I don’t mind paying for schools, public schools in an ideal situation give us civilization. However in this state, the schools are hamstrung in this obligation by a school board we have to elect in the dark with no information about their agenda or even what political party they belong to. This means a radical school board is not only possible, but highly likely. I tried looking up any social media on the candidates in this election and came up empty.

Taxes also pay for roads and cyclists pay just as much for those roads as drivers do. Directly if they own their homes, or indirectly if they rent, but they still pay equally for roads they can’t use because of cars. I find this very unfair, particularly when people accuse me of not paying for the streets and roads they are trying to kill me on. This is not a new thing, but I must bring it up every so often or it gets forgotten. This is a huge point of contention against cyclists in the UK because they have vehicle excise taxes assessed annually, based on how polluting the vehicle is, but even if this tax was assessed equally against cyclists and cyclists displayed their tax discs like motor vehicles, they would still pay nothing in this tax because they don’t have any emissions to tax and the cost of the displayed tax disc would be borne by the taxing ministry, not by the cyclist.

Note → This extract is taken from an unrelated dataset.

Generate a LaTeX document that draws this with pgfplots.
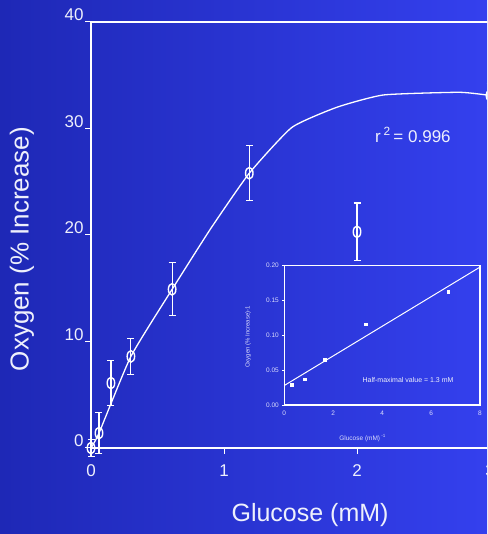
\documentclass[border=0pt]{standalone}
\usepackage{fontspec}
\setmainfont{Liberation Sans}
\usepackage{pgfplots}
\pgfplotsset{compat=1.18}
\definecolor{bgL}{RGB}{30,40,182}
\definecolor{bgR}{RGB}{52,64,238}
\definecolor{circfill}{RGB}{45,56,222}
\definecolor{txt}{RGB}{238,240,252}
\begin{document}
\begin{tikzpicture}
\useasboundingbox (0,0) rectangle (487pt,534pt);
\clip (0,0) rectangle (487pt,534pt);
\shade[left color=bgL, right color=bgR] (0,0) rectangle (487pt,534pt);
\begin{axis}[
  at={(91pt,86pt)}, anchor=south west,
  scale only axis, width=399pt, height=426pt,
  xmin=0, xmax=3, ymin=0, ymax=40,
  clip=false,
  /pgf/number format/assume math mode=true,
  axis line style={white, line width=1.2pt},
  tick style={white, line width=1pt},
  tick align=outside, major tick length=6pt,
  xtick={0,1,2,3}, ytick={0,10,20,30,40},
  xtick pos=bottom, ytick pos=left,
  ticklabel style={text=txt, font=\fontsize{17}{20}\selectfont},
  yticklabel style={yshift=7pt, xshift=2pt},
  xticklabel style={yshift=-7pt},
  xlabel={Glucose (mM)},
  ylabel={Oxygen (\% Increase)},
  xlabel style={at={(axis description cs:0.549,-0.157)}, anchor=center, text=txt, font=\fontsize{25}{30}\selectfont},
  ylabel style={at={(axis description cs:-0.173,0.467)}, anchor=center, text=txt, font=\fontsize{26}{30}\selectfont},
]
\addplot[draw=none, mark=none,
  error bars/.cd, y dir=both, y explicit,
  error bar style={white, line width=1.1pt},
  error mark options={rotate=90, mark size=3.5pt, white, line width=1.1pt}]
  table[x=x, y=y, y error=e] {
x y e
0 0 0.8
0.06 1.4 1.9
0.15 6.1 2.1
0.30 8.6 1.7
0.61 14.9 2.5
1.19 25.8 2.6
2.0 20.3 2.7
3.0 33.1 1.1
};
\addplot[only marks, mark=o, mark size=5pt,
  mark options={xscale=0.75, yscale=1.15, draw=white, fill=circfill, line width=1.4pt}]
  table[x=x, y=y] {
x y
0 0
0.06 1.4
0.15 6.1
0.30 8.6
0.61 14.9
1.19 25.8
2.0 20.3
3.0 33.1
};
\addplot[white, line width=1.3pt, mark=none, smooth, tension=0.3] table {
0 0
0.06 1.4
0.30 8.6
0.61 14.9
0.90 20.6
1.19 25.8
1.51 30.1
1.85 32.0
2.20 33.15
2.77 33.4
3.0 33.1
};
\node[text=txt, font=\fontsize{17}{20}\selectfont] at (axis cs:2.42,29.4) {r\,\textsuperscript{2}\,= 0.996};
\end{axis}
\begin{axis}[
  at={(284.3pt,129pt)}, anchor=south west,
  scale only axis, width=195.7pt, height=139.3pt,
  xmin=0, xmax=8, ymin=0, ymax=0.2,
  axis line style={white, line width=1.6pt},
  tick style={white, line width=0.5pt},
  tick align=outside, major tick length=2pt,
  xtick={0,2,4,6,8}, ytick={0,0.05,0.10,0.15,0.20},
  xtick pos=bottom, ytick pos=left,
  xtick style={draw=none},
  yticklabel style={/pgf/number format/.cd, fixed, fixed zerofill, precision=2},
  /pgf/number format/assume math mode=true,
  ticklabel style={text=txt!92!blue, font=\fontsize{6.5}{7}\selectfont},
  xlabel={Glucose (mM)\,\textsuperscript{-1}},
  ylabel={Oxygen (\% Increase)-1},
  xlabel style={at={(axis description cs:0.40,-0.237)}, anchor=center, text=txt!92!blue, font=\fontsize{6.5}{7}\selectfont},
  ylabel style={at={(axis description cs:-0.185,0.488)}, anchor=center, text=txt!92!blue, font=\fontsize{6}{7}\selectfont},
]
\addplot[only marks, mark=square*, mark size=1.4pt, mark options={white}] table {
0.30 0.0287
0.82 0.0369
1.66 0.0656
3.34 0.116
6.70 0.163
};
\addplot[white, line width=1pt, mark=none] table {
0 0.028
8 0.198
};
\node[text=txt, font=\fontsize{7}{8}\selectfont] at (axis cs:5.06,0.036) {Half-maximal value = 1.3 mM};
\end{axis}
\end{tikzpicture}
\end{document}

Now if you want to talk about who should pay the costs of building/repairing streets and roads the big targets are commercial semi-tractors that are about 9 tons empty and 40 tons loaded. The wear and tear on streets and roads is related to the fourth power of weight, so on the one hand you have the 25 pound bicycle with an average 180 pound rider and on the other hand you have vehicles that weigh tons empty, up to dozens of tons loaded that are not taxed much more than the bicycle. The comparison is ludicrous. But people still complain that cyclists “aren’t paying for the roads”, but that huge trucks that destroy the surfaces are, when the taxes assessed are on the cash value of the vehicle and not the 4th power of their weight.

But anyway, we’re paying our property taxes.